Work required: Return the material exactly, first line through the line containing "p.image_rgba(image=[img], x=-10, y=-10, dw=W", and nothing more. Pictures stay out.

● ● ● ● ● ● ●

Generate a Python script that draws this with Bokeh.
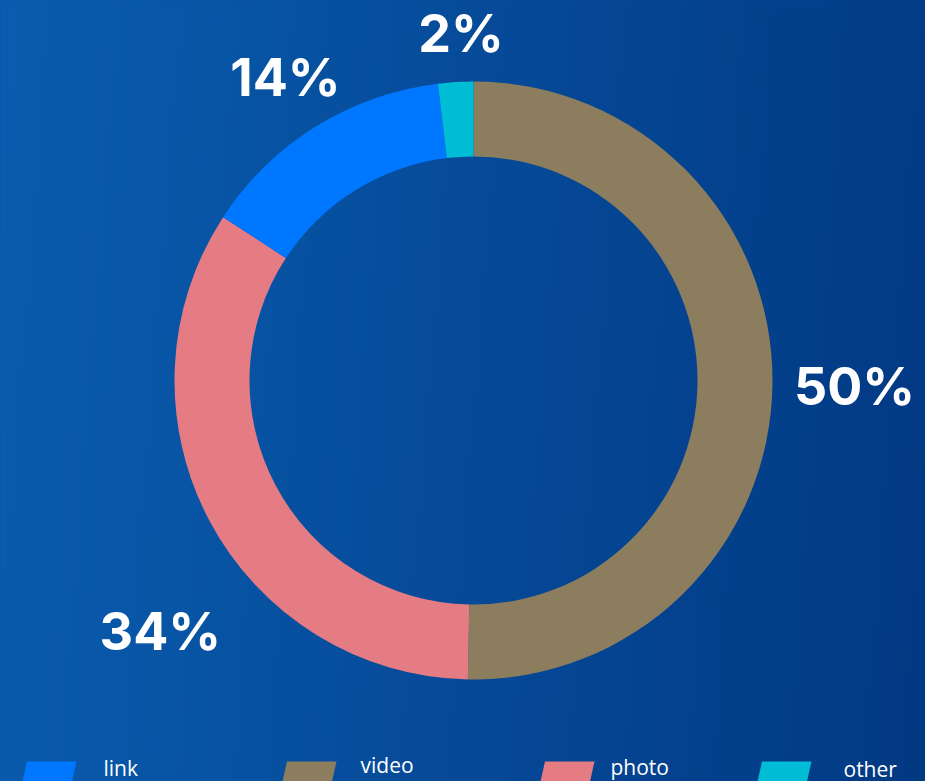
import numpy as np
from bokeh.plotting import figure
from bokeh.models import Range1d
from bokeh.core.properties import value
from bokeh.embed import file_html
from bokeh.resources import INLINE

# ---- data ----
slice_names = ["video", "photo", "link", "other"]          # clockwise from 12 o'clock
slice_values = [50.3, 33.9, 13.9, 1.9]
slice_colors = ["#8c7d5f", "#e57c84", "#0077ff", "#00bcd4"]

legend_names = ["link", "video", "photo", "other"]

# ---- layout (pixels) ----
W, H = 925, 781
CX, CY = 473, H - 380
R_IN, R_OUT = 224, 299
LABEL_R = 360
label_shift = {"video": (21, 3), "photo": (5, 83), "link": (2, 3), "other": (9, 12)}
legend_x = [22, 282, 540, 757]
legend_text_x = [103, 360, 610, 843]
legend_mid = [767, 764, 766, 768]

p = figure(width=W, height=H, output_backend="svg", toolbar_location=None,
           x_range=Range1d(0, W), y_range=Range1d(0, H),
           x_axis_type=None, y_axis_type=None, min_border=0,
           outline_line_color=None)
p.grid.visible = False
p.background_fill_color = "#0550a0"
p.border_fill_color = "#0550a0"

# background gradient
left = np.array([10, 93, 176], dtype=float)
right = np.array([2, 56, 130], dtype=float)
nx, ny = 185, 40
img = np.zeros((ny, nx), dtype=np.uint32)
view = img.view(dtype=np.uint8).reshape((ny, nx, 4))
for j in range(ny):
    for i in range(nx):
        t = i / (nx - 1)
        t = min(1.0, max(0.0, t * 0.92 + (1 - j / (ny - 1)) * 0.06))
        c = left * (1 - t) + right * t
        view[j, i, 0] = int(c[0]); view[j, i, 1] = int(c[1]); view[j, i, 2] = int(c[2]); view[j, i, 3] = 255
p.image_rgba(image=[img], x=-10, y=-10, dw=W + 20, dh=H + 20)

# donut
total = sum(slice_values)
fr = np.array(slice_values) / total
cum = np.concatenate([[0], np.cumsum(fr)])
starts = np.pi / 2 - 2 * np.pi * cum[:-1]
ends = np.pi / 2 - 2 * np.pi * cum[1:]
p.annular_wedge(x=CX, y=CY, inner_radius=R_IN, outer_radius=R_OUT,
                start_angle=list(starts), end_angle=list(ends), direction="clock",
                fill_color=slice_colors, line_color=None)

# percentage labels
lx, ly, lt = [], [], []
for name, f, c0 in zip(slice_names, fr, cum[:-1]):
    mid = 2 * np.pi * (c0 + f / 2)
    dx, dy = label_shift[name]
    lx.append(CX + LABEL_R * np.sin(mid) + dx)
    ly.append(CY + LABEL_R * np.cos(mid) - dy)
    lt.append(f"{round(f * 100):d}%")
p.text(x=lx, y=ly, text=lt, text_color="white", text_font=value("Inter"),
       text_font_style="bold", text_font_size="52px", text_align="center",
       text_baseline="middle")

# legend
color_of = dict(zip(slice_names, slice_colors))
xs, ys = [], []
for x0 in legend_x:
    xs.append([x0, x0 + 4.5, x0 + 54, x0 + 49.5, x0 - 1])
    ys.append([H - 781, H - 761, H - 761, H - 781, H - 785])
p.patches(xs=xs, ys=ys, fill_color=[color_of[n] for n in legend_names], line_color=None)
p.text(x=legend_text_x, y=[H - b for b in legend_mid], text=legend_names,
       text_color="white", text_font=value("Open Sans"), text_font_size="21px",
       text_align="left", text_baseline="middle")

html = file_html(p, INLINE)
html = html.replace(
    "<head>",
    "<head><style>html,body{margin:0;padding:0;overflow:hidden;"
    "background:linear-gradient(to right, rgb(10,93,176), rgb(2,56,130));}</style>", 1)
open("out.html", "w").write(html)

● ● ● ● ● ● ●

Response to this task:
Generate a Python script that draws this with Bokeh.
import numpy as np
from bokeh.plotting import figure
from bokeh.models import Range1d
from bokeh.core.properties import value
from bokeh.embed import file_html
from bokeh.resources import INLINE

# ---- data ----
slice_names = ["video", "photo", "link", "other"]          # clockwise from 12 o'clock
slice_values = [50.3, 33.9, 13.9, 1.9]
slice_colors = ["#8c7d5f", "#e57c84", "#0077ff", "#00bcd4"]

legend_names = ["link", "video", "photo", "other"]

# ---- layout (pixels) ----
W, H = 925, 781
CX, CY = 473, H - 380
R_IN, R_OUT = 224, 299
LABEL_R = 360
label_shift = {"video": (21, 3), "photo": (5, 83), "link": (2, 3), "other": (9, 12)}
legend_x = [22, 282, 540, 757]
legend_text_x = [103, 360, 610, 843]
legend_mid = [767, 764, 766, 768]

p = figure(width=W, height=H, output_backend="svg", toolbar_location=None,
           x_range=Range1d(0, W), y_range=Range1d(0, H),
           x_axis_type=None, y_axis_type=None, min_border=0,
           outline_line_color=None)
p.grid.visible = False
p.background_fill_color = "#0550a0"
p.border_fill_color = "#0550a0"

# background gradient
left = np.array([10, 93, 176], dtype=float)
right = np.array([2, 56, 130], dtype=float)
nx, ny = 185, 40
img = np.zeros((ny, nx), dtype=np.uint32)
view = img.view(dtype=np.uint8).reshape((ny, nx, 4))
for j in range(ny):
    for i in range(nx):
        t = i / (nx - 1)
        t = min(1.0, max(0.0, t * 0.92 + (1 - j / (ny - 1)) * 0.06))
        c = left * (1 - t) + right * t
        view[j, i, 0] = int(c[0]); view[j, i, 1] = int(c[1]); view[j, i, 2] = int(c[2]); view[j, i, 3] = 255
p.image_rgba(image=[img], x=-10, y=-10, dw=W + 20, dh=H + 20)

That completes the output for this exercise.